Written problem:
The listing below must be repeated word for word, with its images excluded.
* BEGIN *
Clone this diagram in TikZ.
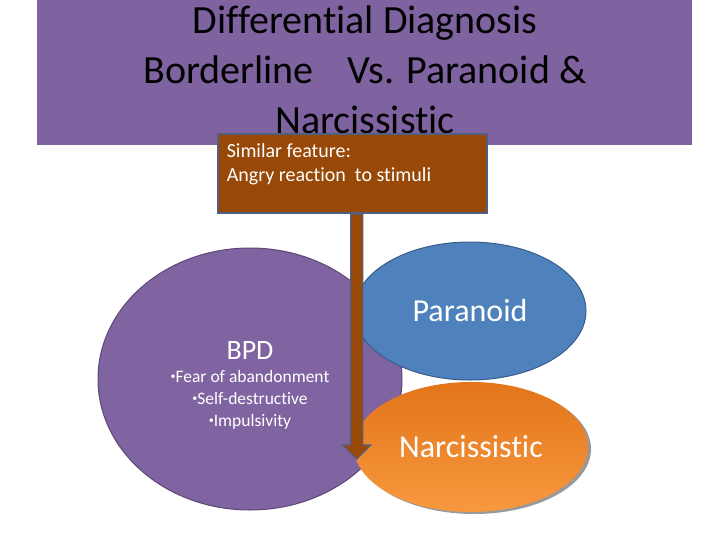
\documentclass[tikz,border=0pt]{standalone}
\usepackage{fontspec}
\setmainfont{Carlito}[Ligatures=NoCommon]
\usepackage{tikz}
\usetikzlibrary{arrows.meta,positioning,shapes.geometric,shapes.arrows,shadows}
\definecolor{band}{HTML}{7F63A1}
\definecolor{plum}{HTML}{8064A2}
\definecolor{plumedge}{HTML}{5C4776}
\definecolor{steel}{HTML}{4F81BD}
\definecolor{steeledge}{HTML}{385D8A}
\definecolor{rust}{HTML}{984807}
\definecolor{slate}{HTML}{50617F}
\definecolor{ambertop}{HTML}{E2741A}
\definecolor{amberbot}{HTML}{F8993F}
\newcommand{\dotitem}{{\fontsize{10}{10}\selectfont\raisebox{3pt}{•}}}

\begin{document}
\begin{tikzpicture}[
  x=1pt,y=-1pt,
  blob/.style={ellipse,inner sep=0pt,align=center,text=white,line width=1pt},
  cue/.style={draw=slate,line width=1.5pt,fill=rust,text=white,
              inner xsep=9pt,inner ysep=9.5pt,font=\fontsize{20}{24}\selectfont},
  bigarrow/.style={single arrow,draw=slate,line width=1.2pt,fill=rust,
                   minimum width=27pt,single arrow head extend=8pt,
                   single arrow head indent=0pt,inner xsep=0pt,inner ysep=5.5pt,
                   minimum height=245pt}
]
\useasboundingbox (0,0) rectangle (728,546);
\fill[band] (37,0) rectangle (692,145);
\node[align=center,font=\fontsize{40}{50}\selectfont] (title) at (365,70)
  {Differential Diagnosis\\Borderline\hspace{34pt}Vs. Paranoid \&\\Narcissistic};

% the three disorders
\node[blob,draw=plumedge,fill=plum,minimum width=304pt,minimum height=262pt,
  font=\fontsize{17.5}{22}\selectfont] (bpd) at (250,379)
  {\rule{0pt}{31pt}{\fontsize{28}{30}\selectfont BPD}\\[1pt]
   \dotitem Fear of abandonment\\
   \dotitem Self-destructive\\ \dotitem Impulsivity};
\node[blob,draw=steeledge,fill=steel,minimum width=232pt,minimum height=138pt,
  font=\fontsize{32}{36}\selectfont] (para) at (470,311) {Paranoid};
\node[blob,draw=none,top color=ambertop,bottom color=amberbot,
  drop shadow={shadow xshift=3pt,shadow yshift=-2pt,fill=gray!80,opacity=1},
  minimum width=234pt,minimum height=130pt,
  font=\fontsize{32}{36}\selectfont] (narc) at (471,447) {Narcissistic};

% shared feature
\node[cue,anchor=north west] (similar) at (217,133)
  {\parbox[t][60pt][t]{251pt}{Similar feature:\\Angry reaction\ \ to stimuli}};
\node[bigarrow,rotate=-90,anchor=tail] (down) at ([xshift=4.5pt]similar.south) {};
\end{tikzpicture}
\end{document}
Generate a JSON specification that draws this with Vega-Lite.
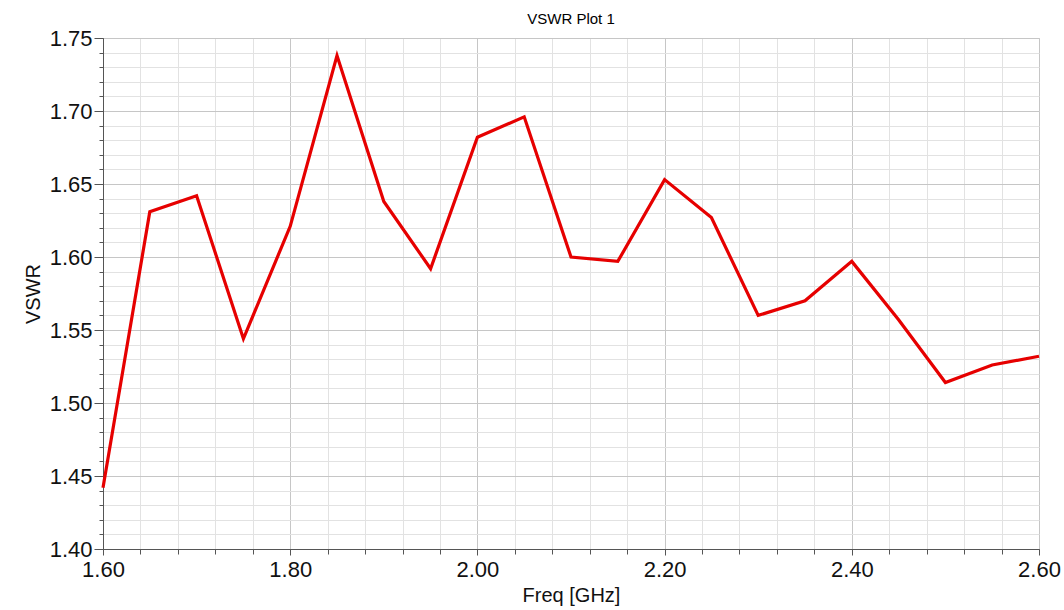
* END *
Worked solution:
Clone this diagram in TikZ.
\documentclass[tikz,border=0pt]{standalone}
\usepackage{fontspec}
\setmainfont{Carlito}[Ligatures=NoCommon]
\usepackage{tikz}
\usetikzlibrary{arrows.meta,positioning,shapes.geometric,shapes.arrows,shadows}
\definecolor{band}{HTML}{7F63A1}
\definecolor{plum}{HTML}{8064A2}
\definecolor{plumedge}{HTML}{5C4776}
\definecolor{steel}{HTML}{4F81BD}
\definecolor{steeledge}{HTML}{385D8A}
\definecolor{rust}{HTML}{984807}
\definecolor{slate}{HTML}{50617F}
\definecolor{ambertop}{HTML}{E2741A}
\definecolor{amberbot}{HTML}{F8993F}
\newcommand{\dotitem}{{\fontsize{10}{10}\selectfont\raisebox{3pt}{•}}}

\begin{document}
\begin{tikzpicture}[
  x=1pt,y=-1pt,
  blob/.style={ellipse,inner sep=0pt,align=center,text=white,line width=1pt},
  cue/.style={draw=slate,line width=1.5pt,fill=rust,text=white,
              inner xsep=9pt,inner ysep=9.5pt,font=\fontsize{20}{24}\selectfont},
  bigarrow/.style={single arrow,draw=slate,line width=1.2pt,fill=rust,
                   minimum width=27pt,single arrow head extend=8pt,
                   single arrow head indent=0pt,inner xsep=0pt,inner ysep=5.5pt,
                   minimum height=245pt}
]
\useasboundingbox (0,0) rectangle (728,546);
\fill[band] (37,0) rectangle (692,145);
\node[align=center,font=\fontsize{40}{50}\selectfont] (title) at (365,70)
  {Differential Diagnosis\\Borderline\hspace{34pt}Vs. Paranoid \&\\Narcissistic};

% the three disorders
\node[blob,draw=plumedge,fill=plum,minimum width=304pt,minimum height=262pt,
  font=\fontsize{17.5}{22}\selectfont] (bpd) at (250,379)
  {\rule{0pt}{31pt}{\fontsize{28}{30}\selectfont BPD}\\[1pt]
   \dotitem Fear of abandonment\\
   \dotitem Self-destructive\\ \dotitem Impulsivity};
\node[blob,draw=steeledge,fill=steel,minimum width=232pt,minimum height=138pt,
  font=\fontsize{32}{36}\selectfont] (para) at (470,311) {Paranoid};
\node[blob,draw=none,top color=ambertop,bottom color=amberbot,
  drop shadow={shadow xshift=3pt,shadow yshift=-2pt,fill=gray!80,opacity=1},
  minimum width=234pt,minimum height=130pt,
  font=\fontsize{32}{36}\selectfont] (narc) at (471,447) {Narcissistic};

% shared feature
\node[cue,anchor=north west] (similar) at (217,133)
  {\parbox[t][60pt][t]{251pt}{Similar feature:\\Angry reaction\ \ to stimuli}};
\node[bigarrow,rotate=-90,anchor=tail] (down) at ([xshift=4.5pt]similar.south) {};
\end{tikzpicture}
\end{document}
Generate a JSON specification that draws this with Vega-Lite.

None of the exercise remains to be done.